The next day was a beautiful spring day. It is hard to believe such destruction and chaos tore through the yard not twelve hours before. The damage was surreal, and there would be weeks of repairs ahead for Pat’s mom, both emotionally and structurally. We wandered the property surveying the damage and taking a count of everything that seemed to be missing or damaged. Each time we walked the property, we noticed more destruction. The strangest thing of all was the trees completely uprooted laying on their sides. The tree roots were larger than we were. Over a hundred years of history just lay on the ground juxtaposed against a clear blue sky. It was beautiful and terrible all at the same time.
Later, we would find out that the house that we had taken shelter in received significant damage. Holes filled the siding on the section of the house the tornado grazed. The screws that were holding the metal roof in place were halfway out. It’s scary to think if the twister had moved even a foot closer, the whole house could have been demolished.
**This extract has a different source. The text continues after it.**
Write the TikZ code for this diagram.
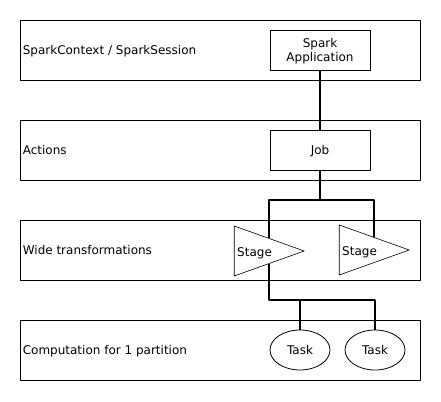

More Tornados Call it what you will, but I just believe that there is something in me that attracts tornados. I’ve had far too many experiences and two very close calls with tornados to consider it a coincidence. It is now a joke between my family and friends about the magnetism between me and twisters. Now, when a tornado warning goes off, I am more cautious, and I take the storms more seriously. I don’t think that I will ever joke about tornados in Kansas, or ever wish to see a funnel cloud, even from afar, again.